Are Your Pension(s) Safe? Why It Is Worth Keeping An Eye On Them
Introduction
Most of us have “earned” one or more pensions in our working lives. And they are important: the Fed estimates US pension assets at nearly $18 trillion. For US households, pension “claims” are almost $21 trillion, by far their largest financial asset. US pension management is a subset of the global financial industry, managing and earning fees on $55 trillion of “institutional” assets.
How do pensions decide what to invest in? Most have committees. These committees hire consultants to help them decide which managers to hire and what to invest in. Given this structure, there are two reasons you should keep an eye on how your pensions are being managed:
- Your pension committee gets sold “a bill of goods” by its consultants and/or
- Corruption
And there are plenty of examples of each.
Pension Committees Getting Sold “A Bill of Goods”
Every year, the investment consultants and managers come up with new investments slogans to keep their offerings “fresh”. It reminds me a bit of the wine industry. A few years back, Richard Quandt wrote an enjoyable piece about terms used to describe wines: “On Wine Bullshit: Some New Software?”. An analogy to the financial management industry is apt. The following table includes terms used by the “pension management salesmen” to market their products. All the terms come from “Pensions & Investments”, an excellent source of information and thinking on the financial management industry. The table has three columns. The left hand column lists “sectors/categories” for investments. These became popular a couple of decades back when “asset allocation” was in vogue. The thinking was that an investor should allocate their assets among sectors. In the last five years, “alternative investments” (the middle column in the table) became the rage. And the right hand column provides a listing of terms used by different management companies to describe their strategies.

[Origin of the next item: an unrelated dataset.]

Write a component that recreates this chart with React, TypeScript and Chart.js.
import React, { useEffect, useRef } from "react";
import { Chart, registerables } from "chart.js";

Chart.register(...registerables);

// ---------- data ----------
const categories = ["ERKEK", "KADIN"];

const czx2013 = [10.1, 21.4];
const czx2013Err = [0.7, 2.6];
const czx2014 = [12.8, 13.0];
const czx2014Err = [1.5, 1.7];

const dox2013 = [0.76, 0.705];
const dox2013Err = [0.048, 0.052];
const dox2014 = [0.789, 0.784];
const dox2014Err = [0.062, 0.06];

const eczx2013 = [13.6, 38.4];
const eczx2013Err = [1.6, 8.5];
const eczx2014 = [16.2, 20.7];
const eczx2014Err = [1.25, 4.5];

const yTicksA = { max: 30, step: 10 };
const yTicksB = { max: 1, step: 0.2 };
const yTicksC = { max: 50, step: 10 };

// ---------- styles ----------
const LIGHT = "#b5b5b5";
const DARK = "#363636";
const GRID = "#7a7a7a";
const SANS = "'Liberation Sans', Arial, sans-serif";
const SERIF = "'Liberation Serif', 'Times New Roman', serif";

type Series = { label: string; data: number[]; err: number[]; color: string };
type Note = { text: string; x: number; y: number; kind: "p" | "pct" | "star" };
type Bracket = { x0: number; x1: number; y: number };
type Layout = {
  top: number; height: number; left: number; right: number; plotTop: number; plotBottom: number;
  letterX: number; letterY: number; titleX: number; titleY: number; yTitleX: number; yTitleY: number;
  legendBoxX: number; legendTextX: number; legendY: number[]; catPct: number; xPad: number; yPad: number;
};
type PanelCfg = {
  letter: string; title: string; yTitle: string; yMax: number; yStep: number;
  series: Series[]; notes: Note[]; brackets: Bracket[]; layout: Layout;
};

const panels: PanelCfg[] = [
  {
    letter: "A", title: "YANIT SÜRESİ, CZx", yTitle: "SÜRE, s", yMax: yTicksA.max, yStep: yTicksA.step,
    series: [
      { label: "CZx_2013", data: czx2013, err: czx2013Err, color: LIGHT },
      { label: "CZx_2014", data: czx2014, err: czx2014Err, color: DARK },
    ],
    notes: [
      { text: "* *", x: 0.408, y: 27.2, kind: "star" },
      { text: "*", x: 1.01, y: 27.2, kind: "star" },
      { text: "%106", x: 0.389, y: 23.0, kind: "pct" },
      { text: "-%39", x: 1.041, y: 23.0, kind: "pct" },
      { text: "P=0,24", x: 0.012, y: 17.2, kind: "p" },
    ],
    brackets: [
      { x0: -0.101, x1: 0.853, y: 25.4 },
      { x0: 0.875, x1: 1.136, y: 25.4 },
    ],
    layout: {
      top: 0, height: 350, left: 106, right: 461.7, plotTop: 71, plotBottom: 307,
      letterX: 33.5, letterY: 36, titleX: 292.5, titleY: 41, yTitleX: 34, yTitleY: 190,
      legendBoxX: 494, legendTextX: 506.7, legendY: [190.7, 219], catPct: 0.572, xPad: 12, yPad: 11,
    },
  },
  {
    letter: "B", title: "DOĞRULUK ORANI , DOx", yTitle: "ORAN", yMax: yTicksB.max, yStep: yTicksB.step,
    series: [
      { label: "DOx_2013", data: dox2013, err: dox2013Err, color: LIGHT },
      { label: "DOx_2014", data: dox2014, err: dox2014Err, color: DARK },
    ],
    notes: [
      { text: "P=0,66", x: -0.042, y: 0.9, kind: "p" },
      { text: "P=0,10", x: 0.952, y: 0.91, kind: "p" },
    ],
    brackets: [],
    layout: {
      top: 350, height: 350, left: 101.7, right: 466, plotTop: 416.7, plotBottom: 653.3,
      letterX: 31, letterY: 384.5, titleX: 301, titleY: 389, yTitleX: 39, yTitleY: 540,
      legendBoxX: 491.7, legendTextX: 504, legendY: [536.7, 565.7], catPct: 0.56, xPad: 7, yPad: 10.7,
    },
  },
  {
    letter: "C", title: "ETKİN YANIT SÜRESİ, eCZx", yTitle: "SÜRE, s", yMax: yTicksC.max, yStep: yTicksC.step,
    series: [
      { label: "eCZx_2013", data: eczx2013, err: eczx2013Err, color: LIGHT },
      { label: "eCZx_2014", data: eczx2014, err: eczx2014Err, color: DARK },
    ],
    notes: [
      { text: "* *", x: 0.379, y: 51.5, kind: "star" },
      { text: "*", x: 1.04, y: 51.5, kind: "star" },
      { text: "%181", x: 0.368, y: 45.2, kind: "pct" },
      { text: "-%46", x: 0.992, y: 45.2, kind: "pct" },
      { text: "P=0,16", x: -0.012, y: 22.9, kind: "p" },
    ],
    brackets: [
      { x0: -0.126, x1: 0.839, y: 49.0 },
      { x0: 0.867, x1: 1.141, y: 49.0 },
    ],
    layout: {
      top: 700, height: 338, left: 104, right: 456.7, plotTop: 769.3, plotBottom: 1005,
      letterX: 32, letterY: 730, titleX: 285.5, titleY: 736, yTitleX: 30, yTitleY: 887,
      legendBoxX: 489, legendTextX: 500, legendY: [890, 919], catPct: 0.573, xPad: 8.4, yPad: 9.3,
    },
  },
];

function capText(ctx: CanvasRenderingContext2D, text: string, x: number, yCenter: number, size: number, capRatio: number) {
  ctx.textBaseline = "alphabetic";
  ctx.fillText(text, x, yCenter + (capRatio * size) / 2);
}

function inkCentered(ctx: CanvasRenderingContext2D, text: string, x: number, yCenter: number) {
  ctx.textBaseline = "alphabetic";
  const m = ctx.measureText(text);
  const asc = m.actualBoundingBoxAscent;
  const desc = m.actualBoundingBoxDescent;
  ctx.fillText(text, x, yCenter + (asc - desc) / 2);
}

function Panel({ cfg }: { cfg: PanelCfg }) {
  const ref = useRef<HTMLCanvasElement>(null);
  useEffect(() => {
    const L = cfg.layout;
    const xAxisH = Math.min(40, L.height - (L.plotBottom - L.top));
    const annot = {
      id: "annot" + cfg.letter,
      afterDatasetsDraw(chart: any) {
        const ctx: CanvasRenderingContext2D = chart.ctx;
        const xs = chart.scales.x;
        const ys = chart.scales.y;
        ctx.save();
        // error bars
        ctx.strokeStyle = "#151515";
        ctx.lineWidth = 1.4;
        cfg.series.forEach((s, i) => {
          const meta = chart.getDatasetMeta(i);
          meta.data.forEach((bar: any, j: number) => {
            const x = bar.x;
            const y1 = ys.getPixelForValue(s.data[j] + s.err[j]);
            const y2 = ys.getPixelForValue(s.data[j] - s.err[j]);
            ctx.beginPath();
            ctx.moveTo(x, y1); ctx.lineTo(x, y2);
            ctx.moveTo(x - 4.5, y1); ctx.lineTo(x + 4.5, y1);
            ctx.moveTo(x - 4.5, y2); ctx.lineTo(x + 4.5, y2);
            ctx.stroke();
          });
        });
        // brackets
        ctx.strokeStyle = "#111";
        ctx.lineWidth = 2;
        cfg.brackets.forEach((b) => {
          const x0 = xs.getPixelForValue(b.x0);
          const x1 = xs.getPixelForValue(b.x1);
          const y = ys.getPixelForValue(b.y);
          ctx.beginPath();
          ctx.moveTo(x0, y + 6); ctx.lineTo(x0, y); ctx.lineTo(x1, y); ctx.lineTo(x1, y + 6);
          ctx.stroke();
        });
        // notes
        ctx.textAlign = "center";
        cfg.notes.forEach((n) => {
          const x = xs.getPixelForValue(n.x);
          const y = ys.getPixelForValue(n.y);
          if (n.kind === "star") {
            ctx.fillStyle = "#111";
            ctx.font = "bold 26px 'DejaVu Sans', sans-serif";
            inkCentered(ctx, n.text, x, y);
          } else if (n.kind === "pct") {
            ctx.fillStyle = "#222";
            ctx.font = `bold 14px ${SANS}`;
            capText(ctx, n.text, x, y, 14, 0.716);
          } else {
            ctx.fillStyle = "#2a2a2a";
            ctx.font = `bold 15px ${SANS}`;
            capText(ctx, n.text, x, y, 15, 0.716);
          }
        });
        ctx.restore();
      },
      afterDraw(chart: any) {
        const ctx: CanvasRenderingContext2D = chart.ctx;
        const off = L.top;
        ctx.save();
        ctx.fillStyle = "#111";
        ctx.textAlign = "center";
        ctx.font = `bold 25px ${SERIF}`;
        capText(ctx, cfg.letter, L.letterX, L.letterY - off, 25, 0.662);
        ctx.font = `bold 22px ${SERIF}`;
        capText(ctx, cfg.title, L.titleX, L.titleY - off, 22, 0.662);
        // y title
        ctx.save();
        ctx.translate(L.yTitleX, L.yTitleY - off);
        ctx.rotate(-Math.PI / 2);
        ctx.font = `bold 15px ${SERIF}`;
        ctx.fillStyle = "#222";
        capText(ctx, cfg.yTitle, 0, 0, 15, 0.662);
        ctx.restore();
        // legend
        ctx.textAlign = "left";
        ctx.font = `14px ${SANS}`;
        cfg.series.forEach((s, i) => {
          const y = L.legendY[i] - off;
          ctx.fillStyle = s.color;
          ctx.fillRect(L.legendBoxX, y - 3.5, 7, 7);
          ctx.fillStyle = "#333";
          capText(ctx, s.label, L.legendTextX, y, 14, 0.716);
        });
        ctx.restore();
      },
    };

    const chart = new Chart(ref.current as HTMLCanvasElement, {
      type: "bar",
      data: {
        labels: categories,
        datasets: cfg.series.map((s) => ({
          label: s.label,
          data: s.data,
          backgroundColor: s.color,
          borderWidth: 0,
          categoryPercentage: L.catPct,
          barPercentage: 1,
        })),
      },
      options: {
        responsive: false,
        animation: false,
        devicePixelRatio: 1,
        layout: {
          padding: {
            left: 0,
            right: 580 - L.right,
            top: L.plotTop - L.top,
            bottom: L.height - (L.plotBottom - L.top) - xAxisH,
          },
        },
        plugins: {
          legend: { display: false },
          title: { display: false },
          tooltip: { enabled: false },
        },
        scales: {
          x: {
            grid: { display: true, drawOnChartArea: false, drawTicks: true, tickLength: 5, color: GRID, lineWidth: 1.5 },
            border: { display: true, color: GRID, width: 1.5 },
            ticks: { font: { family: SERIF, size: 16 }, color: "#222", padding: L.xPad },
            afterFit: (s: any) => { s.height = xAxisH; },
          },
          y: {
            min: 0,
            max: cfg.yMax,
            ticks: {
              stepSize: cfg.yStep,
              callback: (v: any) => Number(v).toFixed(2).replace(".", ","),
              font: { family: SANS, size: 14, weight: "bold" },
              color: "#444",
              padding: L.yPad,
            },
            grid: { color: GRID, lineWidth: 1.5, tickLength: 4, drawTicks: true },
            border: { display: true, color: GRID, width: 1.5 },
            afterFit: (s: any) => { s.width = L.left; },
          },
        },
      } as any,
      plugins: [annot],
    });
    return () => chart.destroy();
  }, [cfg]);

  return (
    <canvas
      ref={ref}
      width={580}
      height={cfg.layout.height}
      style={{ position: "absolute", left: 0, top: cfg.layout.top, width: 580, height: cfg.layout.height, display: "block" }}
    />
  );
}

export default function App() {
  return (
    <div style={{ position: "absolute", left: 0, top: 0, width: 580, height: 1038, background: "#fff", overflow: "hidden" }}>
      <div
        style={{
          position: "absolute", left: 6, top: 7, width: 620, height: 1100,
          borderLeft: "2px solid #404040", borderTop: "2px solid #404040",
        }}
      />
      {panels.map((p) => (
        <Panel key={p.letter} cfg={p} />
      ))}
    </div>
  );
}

Source: Pensions & Investments
Now you might say I am being unfair to the financial management industry. Like other industries, they have to market their product and come up with new slogans every year. And furthermore, figuring out what these slogans mean and investing accordingly might generate exceptional returns. And finally, pension committee members probably know what is really going on. But do they?
Let’s take these points in reverse order. Pensions & Investments lists pension committee requests for proposals from financial managers. Table 2 presents a few of them.
Source: Pensions & Investments
I would love to have sat in on the committee meetings resulting in these selections. I can imagine the discussions:
- “I favor a long term distressed opportunities.”
- “But what about international alpha tilts structured equity fund?”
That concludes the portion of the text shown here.